Hoy el plan es sencillo: no hacer nada. Después de tantas semanas de corretear por castillos, ruinas, acantilados y pueblos con titos y titas, papi y yo estamos cansados. Es como cuando corres detrás de la pelota, la atrapas diez veces seguidas, y de pronto dices: “vale, ahora necesito un rato para tumbarme en la manta”.
Salimos tardísimo, a la una y media, como si el reloj también necesitara vacaciones. Condujimos casi cien kilómetros sin prisa, solo con la radio como compañía y yo mirando por la ventana a ver si cazaba alguna sombra de pájaro.
La única parada fue en Tipperary, en un centro comercial.
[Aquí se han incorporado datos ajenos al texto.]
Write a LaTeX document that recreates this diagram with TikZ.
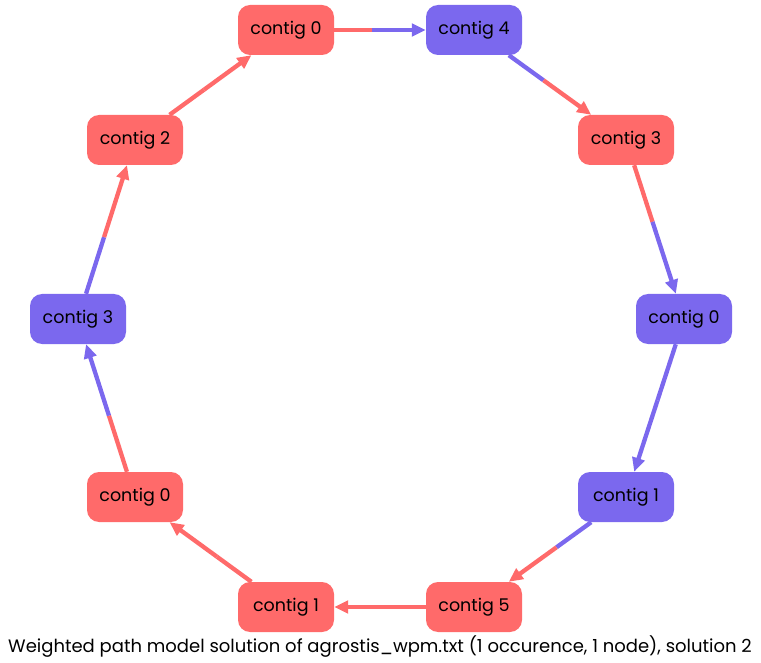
\documentclass[tikz,border=0pt]{standalone}
\usepackage{fontspec}
\setmainfont{Poppins}
\usetikzlibrary{arrows.meta,calc}
\definecolor{cred}{HTML}{FF6A6A}
\definecolor{cblue}{HTML}{7B68EE}
\begin{document}
\begin{tikzpicture}[x=1pt,y=-1pt,
  contig/.style={rounded corners=12pt,minimum width=96pt,minimum height=50pt,inner sep=0pt,font=\fontsize{17.5}{20}\selectfont,text=black},
  rn/.style={contig,fill=cred},
  bn/.style={contig,fill=cblue},
  half/.style={line width=4.3pt},
  tip/.style={half,-{Triangle[length=14pt,width=12.5pt]}}]
\useasboundingbox (0,0) rectangle (761,663);
\node[rn] (a) at (286,30) {contig 0};
\node[bn] (b) at (474,30) {contig 4};
\node[rn] (c) at (626,140) {contig 3};
\node[bn] (d) at (684,319) {contig 0};
\node[bn] (e) at (626,497) {contig 1};
\node[rn] (f) at (474,607) {contig 5};
\node[rn] (g) at (286,607) {contig 1};
\node[rn] (h) at (135,497) {contig 0};
\node[bn] (i) at (78,319) {contig 3};
\node[rn] (j) at (135,140) {contig 2};
\node[inner sep=0pt] (cap) at (380,647) {\fontsize{18}{20}\selectfont Weighted path model solution of agrostis\_wpm.txt (1 occurence, 1 node), solution 2};
\foreach \s/\t/\cs/\ct in {a/b/cred/cblue, b/c/cblue/cred, c/d/cred/cblue, d/e/cblue/cblue, e/f/cblue/cred, f/g/cred/cred, g/h/cred/cred, h/i/cred/cblue, i/j/cblue/cred, j/a/cred/cred}{
  \path (\s) -- (\t) coordinate[pos=0] (A\s\t) coordinate[pos=1] (B\s\t);
  \coordinate (M\s\t) at ($(A\s\t)!0.5!(B\s\t)$);
  \coordinate (S\s\t) at ($(M\s\t)!8pt!(A\s\t)$);
  \draw[half,\cs] (\s) -- (S\s\t);
  \draw[tip,\ct] (S\s\t) -- (\t);
}
\end{tikzpicture}
\end{document}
Papi se metió en un Dunnes, no en un Lidl esta vez, y salió con bolsas de comida y alguna cosilla más. Yo lo recibí como inspector oficial: olí cada bolsa, revisé cada paquete, y confirmé que nada de lo comprado era para mí. Injusticias modernas.
Después de eso, tocaba buscar un sitio para comer y descansar. Tras unos veinte minutos lo encontramos: un claro en el bosque, al lado de una carretera de grava. Casi no pasa nadie, pero de vez en cuando aparece algún humano con perro. Algunos se quedan mirando la cámper como si fuera una nave espacial caída del cielo, y papi charla un rato.
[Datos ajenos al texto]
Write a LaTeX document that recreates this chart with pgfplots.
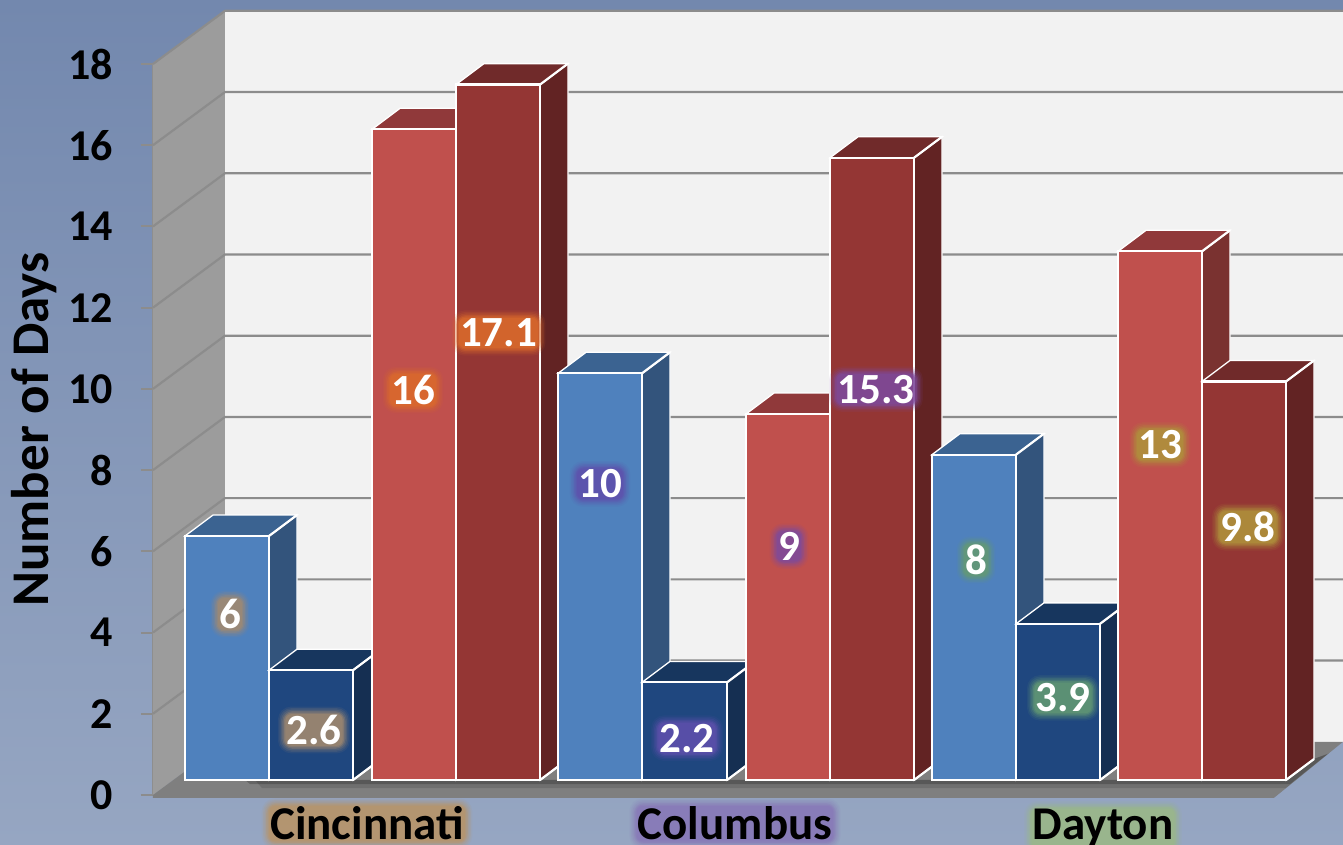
\documentclass[border=0pt]{standalone}
\usepackage{pgfplots}
\pgfplotsset{compat=1.18}
\usepackage{fontspec}
\setmainfont{Carlito}
\definecolor{bgtop}{HTML}{7388AE}
\definecolor{bgbot}{HTML}{96A6C2}
\definecolor{wall}{HTML}{F2F2F2}
\definecolor{lwall}{HTML}{9C9C9C}
\definecolor{floorc}{HTML}{7F7F7F}
\definecolor{gridc}{HTML}{8C8C8C}
\definecolor{bluF}{HTML}{4F81BD}\definecolor{bluS}{HTML}{33547C}\definecolor{bluT}{HTML}{3B6391}
\definecolor{nvyF}{HTML}{1F477F}\definecolor{nvyS}{HTML}{152F52}\definecolor{nvyT}{HTML}{17365E}
\definecolor{redF}{HTML}{C0504D}\definecolor{redS}{HTML}{7A3230}\definecolor{redT}{HTML}{90393A}
\definecolor{drkF}{HTML}{943634}\definecolor{drkS}{HTML}{622323}\definecolor{drkT}{HTML}{702A2A}
\definecolor{gBrown}{HTML}{A38A70}
\definecolor{gOrange}{HTML}{DB6A2C}
\definecolor{gBlue}{HTML}{5F50AC}
\definecolor{gPurple}{HTML}{7E4A9C}
\definecolor{gGreen}{HTML}{649A74}
\definecolor{gGold}{HTML}{B0923C}
\definecolor{gTan}{HTML}{B89468}
\definecolor{gViol}{HTML}{8878B8}
\definecolor{gLime}{HTML}{9AB888}
\newcommand\tickbf{\fontsize{44}{48}\bfseries\selectfont}
\newcommand\catbf{\fontsize{47}{52}\bfseries\selectfont}
\newcommand\titbf{\fontsize{53}{58}\bfseries\selectfont}
\newcommand\lblbf{\fontsize{43}{47}\bfseries\selectfont}
% one 3-D bar: x0, x1, height, front, side, top colours
\newcommand\tdbar[6]{%
  \pgfmathsetmacro\xa{#2+28}\pgfmathsetmacro\xb{#1+28}\pgfmathsetmacro\vb{#3+0.516}%
  \addplot[fill=#5,draw=white,line width=1.3pt,forget plot] coordinates {(#2,0)(\xa,0.516)(\xa,\vb)(#2,#3)} --cycle;
  \addplot[fill=#6,draw=white,line width=1.3pt,forget plot] coordinates {(#1,#3)(\xb,\vb)(\xa,\vb)(#2,#3)} --cycle;
  \addplot[white,line width=2.2pt,forget plot] coordinates {(#2,#3)(\xa,\vb)};
  \addplot[white,line width=2.2pt,forget plot] coordinates {(#2,0)(\xa,0.516)};
  \addplot[fill=#4,draw=white,line width=2.2pt,forget plot] coordinates {(#1,0)(#1,#3)(#2,#3)(#2,0)} --cycle;
}
\newcommand\halo[5]{% anchor, position, colour, font, text
  \node[anchor=#1,fill=#3,fill opacity=.10,inner sep=8.5pt,rounded corners=13pt,font=#4] at #2 {\phantom{#5}};
  \node[anchor=#1,fill=#3,fill opacity=.15,inner sep=7pt,rounded corners=12pt,font=#4] at #2 {\phantom{#5}};
  \node[anchor=#1,fill=#3,fill opacity=.20,inner sep=5.5pt,rounded corners=11pt,font=#4] at #2 {\phantom{#5}};
  \node[anchor=#1,fill=#3,fill opacity=.30,inner sep=4pt,rounded corners=10pt,font=#4] at #2 {\phantom{#5}};
  \node[anchor=#1,fill=#3,fill opacity=.45,inner sep=2.5pt,rounded corners=8pt,font=#4] at #2 {\phantom{#5}};
  \node[anchor=#1,fill=#3,fill opacity=.55,inner sep=1pt,rounded corners=6pt,font=#4] at #2 {\phantom{#5}};
}
\newcommand\lab[4]{% x, y, glow, text
  \halo{center}{(axis cs:#1,#2)}{#3}{\lblbf}{#4}
  \node[anchor=center,text=white,font=\lblbf,inner sep=0pt] at (axis cs:#1,#2) {#4};
}
\begin{document}
\begin{tikzpicture}[x=1pt,y=1pt]
\shade[top color=bgtop,bottom color=bgbot] (0,0) rectangle (1343,845);
\useasboundingbox (0,0) rectangle (1343,845);
\clip (0,0) rectangle (1343,845);
\halo{base}{(367,5)}{gTan}{\catbf}{Cincinnati}
\halo{base}{(735,5)}{gViol}{\catbf}{Columbus}
\halo{base}{(1103,5)}{gLime}{\catbf}{Dayton}
% walls, gridlines and value axis
\begin{axis}[
  at={(153pt,50pt)},anchor=south west,scale only axis,
  width=1190pt,height=731pt,clip=false,
  xmin=153,xmax=1343,ymin=0,ymax=18,
  axis x line=none,axis y line=left,
  axis line style={-,draw=gridc,line width=2pt},
  ytick={0,2,...,18},
  major tick length=12pt,tick align=outside,
  ytick style={draw=gridc,line width=2pt},
  tick label style={font=\tickbf,/pgf/number format/assume math mode=true},
  yticklabel style={inner sep=0pt,xshift=-28pt},
  ylabel={Number of Days},
  ylabel style={font=\titbf,at={(axis description cs:-0.0882,0.5)},anchor=base,rotate=0},
]
\addplot[fill=lwall,draw=none,forget plot] coordinates {(153,0)(225,1.31)(225,19.31)(153,18)} --cycle;
\addplot[fill=wall,draw=none,forget plot] coordinates {(225,1.31)(225,19.31)(1343,19.31)(1343,1.31)} --cycle;
\addplot[gridc,line width=2.2pt,forget plot] coordinates {(153,18)(225,19.31)(1343,19.31)};
\addplot[gridc,line width=2.2pt,forget plot] coordinates {(153,2)(225,3.31)(1343,3.31)};
\addplot[gridc,line width=2.2pt,forget plot] coordinates {(153,4)(225,5.31)(1343,5.31)};
\addplot[gridc,line width=2.2pt,forget plot] coordinates {(153,6)(225,7.31)(1343,7.31)};
\addplot[gridc,line width=2.2pt,forget plot] coordinates {(153,8)(225,9.31)(1343,9.31)};
\addplot[gridc,line width=2.2pt,forget plot] coordinates {(153,10)(225,11.31)(1343,11.31)};
\addplot[gridc,line width=2.2pt,forget plot] coordinates {(153,12)(225,13.31)(1343,13.31)};
\addplot[gridc,line width=2.2pt,forget plot] coordinates {(153,14)(225,15.31)(1343,15.31)};
\addplot[gridc,line width=2.2pt,forget plot] coordinates {(153,16)(225,17.31)(1343,17.31)};
\addplot[fill=floorc,draw=none,forget plot] coordinates {(153,-0.07)(153,0)(225,1.31)(1343,1.31)(1274,-0.07)} --cycle;
\addplot[fill=black,fill opacity=.12,draw=none,forget plot] coordinates {(255,.37)(1286,.37)(1315,.9)(1329,1.03)(1286,.17)(262,.17)} --cycle;
\addplot[fill=black,fill opacity=.2,draw=none,forget plot] coordinates {(245,.37)(1286,.37)(1315,.9)(1327,1.0)(1290,.27)(250,.27)} --cycle;
\end{axis}
% bars
\begin{axis}[
  at={(0pt,65pt)},anchor=south west,scale only axis,
  width=1343pt,height=732pt,clip=false,
  xmin=0,xmax=1343,ymin=0,ymax=18,
  axis y line=none,axis x line*=bottom,
  x axis line style={draw=none},
  xtick={367,735,1103},xticklabels={Cincinnati,Columbus,Dayton},
  xtick style={draw=none},major tick length=0pt,
  xticklabel style={font=\catbf,anchor=base,inner sep=0pt,yshift=-60pt},
]
\tdbar{185}{269}{6}{bluF}{bluS}{bluT}
\tdbar{269}{353}{2.7}{nvyF}{nvyS}{nvyT}
\tdbar{372}{456}{16}{redF}{redS}{redT}
\tdbar{456}{540}{17.1}{drkF}{drkS}{drkT}
\tdbar{558}{642}{10}{bluF}{bluS}{bluT}
\tdbar{642}{727}{2.4}{nvyF}{nvyS}{nvyT}
\tdbar{746}{830}{9}{redF}{redS}{redT}
\tdbar{830}{914}{15.3}{drkF}{drkS}{drkT}
\tdbar{932}{1016}{8}{bluF}{bluS}{bluT}
\tdbar{1016}{1100}{3.84}{nvyF}{nvyS}{nvyT}
\tdbar{1118}{1202}{13}{redF}{redS}{redT}
\tdbar{1202}{1286}{9.8}{drkF}{drkS}{drkT}
\lab{230}{4.08}{gBrown}{6}
\lab{314}{1.23}{gBrown}{2.6}
\lab{413}{9.59}{gOrange}{16}
\lab{498.5}{10.99}{gOrange}{17.1}
\lab{600}{7.28}{gBlue}{10}
\lab{687}{1.03}{gBlue}{2.2}
\lab{789}{5.75}{gPurple}{9}
\lab{876}{9.61}{gPurple}{15.3}
\lab{976}{5.41}{gGreen}{8}
\lab{1063}{2.02}{gGreen}{3.9}
\lab{1160}{8.24}{gGold}{13}
\lab{1248}{6.22}{gGold}{9.8}
\end{axis}
\end{tikzpicture}
\end{document}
El lugar no tiene vistas espectaculares, ni acantilados, ni montañas que corten la respiración. Pero es tranquilo, y eso es justo lo que necesitamos. Aquí se escucha el viento entre los árboles y, de vez en cuando, un ladrido lejano que responde al mío. Yo me acomodo, papi suspira como quien por fin suelta el volante, y los dos pensamos lo mismo: no necesitamos más. Aquí nos quedamos a dormir.